>> BEGIN COLLECTED MATERIAL
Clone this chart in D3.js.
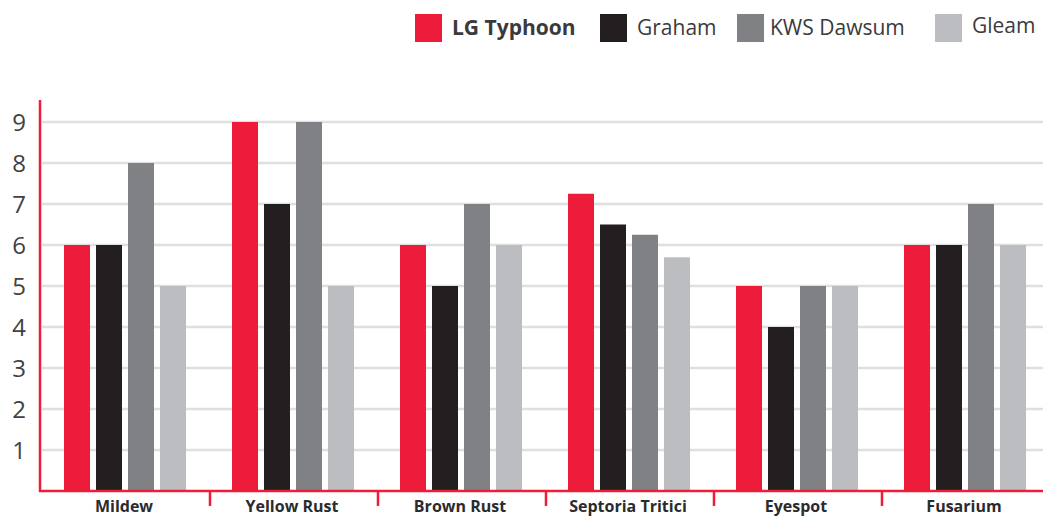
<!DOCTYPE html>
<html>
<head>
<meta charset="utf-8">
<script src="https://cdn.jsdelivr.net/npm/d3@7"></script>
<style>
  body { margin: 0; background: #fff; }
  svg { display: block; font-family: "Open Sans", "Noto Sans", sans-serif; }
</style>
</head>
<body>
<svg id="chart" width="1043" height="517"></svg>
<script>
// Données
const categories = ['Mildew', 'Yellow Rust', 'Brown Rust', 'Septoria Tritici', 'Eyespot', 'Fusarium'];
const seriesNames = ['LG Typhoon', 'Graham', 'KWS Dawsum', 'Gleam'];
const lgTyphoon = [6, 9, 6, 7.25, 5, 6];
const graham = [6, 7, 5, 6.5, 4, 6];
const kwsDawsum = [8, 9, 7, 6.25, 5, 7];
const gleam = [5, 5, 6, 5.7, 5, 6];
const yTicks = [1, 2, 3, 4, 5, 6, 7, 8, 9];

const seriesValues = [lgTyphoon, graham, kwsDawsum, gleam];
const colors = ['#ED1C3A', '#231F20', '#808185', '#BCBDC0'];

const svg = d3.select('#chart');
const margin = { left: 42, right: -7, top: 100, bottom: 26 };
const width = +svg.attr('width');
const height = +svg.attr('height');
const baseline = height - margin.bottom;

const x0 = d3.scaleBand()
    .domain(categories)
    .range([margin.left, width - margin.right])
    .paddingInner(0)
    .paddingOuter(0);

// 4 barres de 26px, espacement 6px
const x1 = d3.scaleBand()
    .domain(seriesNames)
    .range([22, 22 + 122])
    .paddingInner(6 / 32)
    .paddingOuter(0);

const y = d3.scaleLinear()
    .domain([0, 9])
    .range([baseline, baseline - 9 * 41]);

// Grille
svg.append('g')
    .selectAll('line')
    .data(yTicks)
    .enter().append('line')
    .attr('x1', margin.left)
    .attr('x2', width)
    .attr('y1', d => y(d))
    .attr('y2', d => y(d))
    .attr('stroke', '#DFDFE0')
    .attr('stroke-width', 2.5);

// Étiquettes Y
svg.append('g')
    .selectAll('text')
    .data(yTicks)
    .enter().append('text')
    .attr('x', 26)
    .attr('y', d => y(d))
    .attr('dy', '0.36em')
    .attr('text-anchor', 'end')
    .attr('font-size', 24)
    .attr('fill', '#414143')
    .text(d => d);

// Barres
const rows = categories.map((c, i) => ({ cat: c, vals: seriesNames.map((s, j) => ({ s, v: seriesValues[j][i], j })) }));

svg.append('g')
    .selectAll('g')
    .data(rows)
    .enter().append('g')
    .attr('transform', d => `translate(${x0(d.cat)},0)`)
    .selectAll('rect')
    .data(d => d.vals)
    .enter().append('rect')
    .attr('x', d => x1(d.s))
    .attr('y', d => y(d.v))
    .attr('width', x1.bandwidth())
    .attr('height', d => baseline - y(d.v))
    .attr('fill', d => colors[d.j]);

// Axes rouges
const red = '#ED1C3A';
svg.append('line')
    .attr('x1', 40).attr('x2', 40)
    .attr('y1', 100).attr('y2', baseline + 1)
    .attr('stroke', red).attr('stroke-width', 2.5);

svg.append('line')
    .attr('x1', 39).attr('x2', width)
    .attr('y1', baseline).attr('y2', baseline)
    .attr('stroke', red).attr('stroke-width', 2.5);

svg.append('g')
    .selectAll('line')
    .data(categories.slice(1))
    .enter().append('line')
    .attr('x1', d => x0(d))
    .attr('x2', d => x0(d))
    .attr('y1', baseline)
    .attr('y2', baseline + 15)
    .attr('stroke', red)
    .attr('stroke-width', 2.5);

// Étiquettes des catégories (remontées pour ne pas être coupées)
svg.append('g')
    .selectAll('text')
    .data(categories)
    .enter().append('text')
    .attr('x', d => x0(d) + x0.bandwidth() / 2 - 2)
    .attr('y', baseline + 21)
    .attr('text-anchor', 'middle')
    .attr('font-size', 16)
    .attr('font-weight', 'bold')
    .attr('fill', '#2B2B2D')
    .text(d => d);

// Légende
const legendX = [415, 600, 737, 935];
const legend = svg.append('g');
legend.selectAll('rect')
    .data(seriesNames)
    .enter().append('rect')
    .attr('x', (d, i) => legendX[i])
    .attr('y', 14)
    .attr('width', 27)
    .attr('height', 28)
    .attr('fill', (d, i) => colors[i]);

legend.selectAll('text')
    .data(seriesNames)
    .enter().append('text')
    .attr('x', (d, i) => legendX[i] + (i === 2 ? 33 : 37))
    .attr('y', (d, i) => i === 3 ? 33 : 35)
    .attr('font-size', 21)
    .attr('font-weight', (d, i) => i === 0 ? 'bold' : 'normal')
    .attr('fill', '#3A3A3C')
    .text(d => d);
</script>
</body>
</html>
>> END COLLECTED MATERIAL
GIVEN REQUEST
Transcribe the material exactly, leaving every picture out.

TASK ANSWER
Clone this chart in D3.js.
<!DOCTYPE html>
<html>
<head>
<meta charset="utf-8">
<script src="https://cdn.jsdelivr.net/npm/d3@7"></script>
<style>
  body { margin: 0; background: #fff; }
  svg { display: block; font-family: "Open Sans", "Noto Sans", sans-serif; }
</style>
</head>
<body>
<svg id="chart" width="1043" height="517"></svg>
<script>
// Données
const categories = ['Mildew', 'Yellow Rust', 'Brown Rust', 'Septoria Tritici', 'Eyespot', 'Fusarium'];
const seriesNames = ['LG Typhoon', 'Graham', 'KWS Dawsum', 'Gleam'];
const lgTyphoon = [6, 9, 6, 7.25, 5, 6];
const graham = [6, 7, 5, 6.5, 4, 6];
const kwsDawsum = [8, 9, 7, 6.25, 5, 7];
const gleam = [5, 5, 6, 5.7, 5, 6];
const yTicks = [1, 2, 3, 4, 5, 6, 7, 8, 9];

const seriesValues = [lgTyphoon, graham, kwsDawsum, gleam];
const colors = ['#ED1C3A', '#231F20', '#808185', '#BCBDC0'];

const svg = d3.select('#chart');
const margin = { left: 42, right: -7, top: 100, bottom: 26 };
const width = +svg.attr('width');
const height = +svg.attr('height');
const baseline = height - margin.bottom;

const x0 = d3.scaleBand()
    .domain(categories)
    .range([margin.left, width - margin.right])
    .paddingInner(0)
    .paddingOuter(0);

// 4 barres de 26px, espacement 6px
const x1 = d3.scaleBand()
    .domain(seriesNames)
    .range([22, 22 + 122])
    .paddingInner(6 / 32)
    .paddingOuter(0);

const y = d3.scaleLinear()
    .domain([0, 9])
    .range([baseline, baseline - 9 * 41]);

// Grille
svg.append('g')
    .selectAll('line')
    .data(yTicks)
    .enter().append('line')
    .attr('x1', margin.left)
    .attr('x2', width)
    .attr('y1', d => y(d))
    .attr('y2', d => y(d))
    .attr('stroke', '#DFDFE0')
    .attr('stroke-width', 2.5);

// Étiquettes Y
svg.append('g')
    .selectAll('text')
    .data(yTicks)
    .enter().append('text')
    .attr('x', 26)
    .attr('y', d => y(d))
    .attr('dy', '0.36em')
    .attr('text-anchor', 'end')
    .attr('font-size', 24)
    .attr('fill', '#414143')
    .text(d => d);

// Barres
const rows = categories.map((c, i) => ({ cat: c, vals: seriesNames.map((s, j) => ({ s, v: seriesValues[j][i], j })) }));

svg.append('g')
    .selectAll('g')
    .data(rows)
    .enter().append('g')
    .attr('transform', d => `translate(${x0(d.cat)},0)`)
    .selectAll('rect')
    .data(d => d.vals)
    .enter().append('rect')
    .attr('x', d => x1(d.s))
    .attr('y', d => y(d.v))
    .attr('width', x1.bandwidth())
    .attr('height', d => baseline - y(d.v))
    .attr('fill', d => colors[d.j]);

// Axes rouges
const red = '#ED1C3A';
svg.append('line')
    .attr('x1', 40).attr('x2', 40)
    .attr('y1', 100).attr('y2', baseline + 1)
    .attr('stroke', red).attr('stroke-width', 2.5);

svg.append('line')
    .attr('x1', 39).attr('x2', width)
    .attr('y1', baseline).attr('y2', baseline)
    .attr('stroke', red).attr('stroke-width', 2.5);

svg.append('g')
    .selectAll('line')
    .data(categories.slice(1))
    .enter().append('line')
    .attr('x1', d => x0(d))
    .attr('x2', d => x0(d))
    .attr('y1', baseline)
    .attr('y2', baseline + 15)
    .attr('stroke', red)
    .attr('stroke-width', 2.5);

// Étiquettes des catégories (remontées pour ne pas être coupées)
svg.append('g')
    .selectAll('text')
    .data(categories)
    .enter().append('text')
    .attr('x', d => x0(d) + x0.bandwidth() / 2 - 2)
    .attr('y', baseline + 21)
    .attr('text-anchor', 'middle')
    .attr('font-size', 16)
    .attr('font-weight', 'bold')
    .attr('fill', '#2B2B2D')
    .text(d => d);

// Légende
const legendX = [415, 600, 737, 935];
const legend = svg.append('g');
legend.selectAll('rect')
    .data(seriesNames)
    .enter().append('rect')
    .attr('x', (d, i) => legendX[i])
    .attr('y', 14)
    .attr('width', 27)
    .attr('height', 28)
    .attr('fill', (d, i) => colors[i]);

legend.selectAll('text')
    .data(seriesNames)
    .enter().append('text')
    .attr('x', (d, i) => legendX[i] + (i === 2 ? 33 : 37))
    .attr('y', (d, i) => i === 3 ? 33 : 35)
    .attr('font-size', 21)
    .attr('font-weight', (d, i) => i === 0 ? 'bold' : 'normal')
    .attr('fill', '#3A3A3C')
    .text(d => d);
</script>
</body>
</html>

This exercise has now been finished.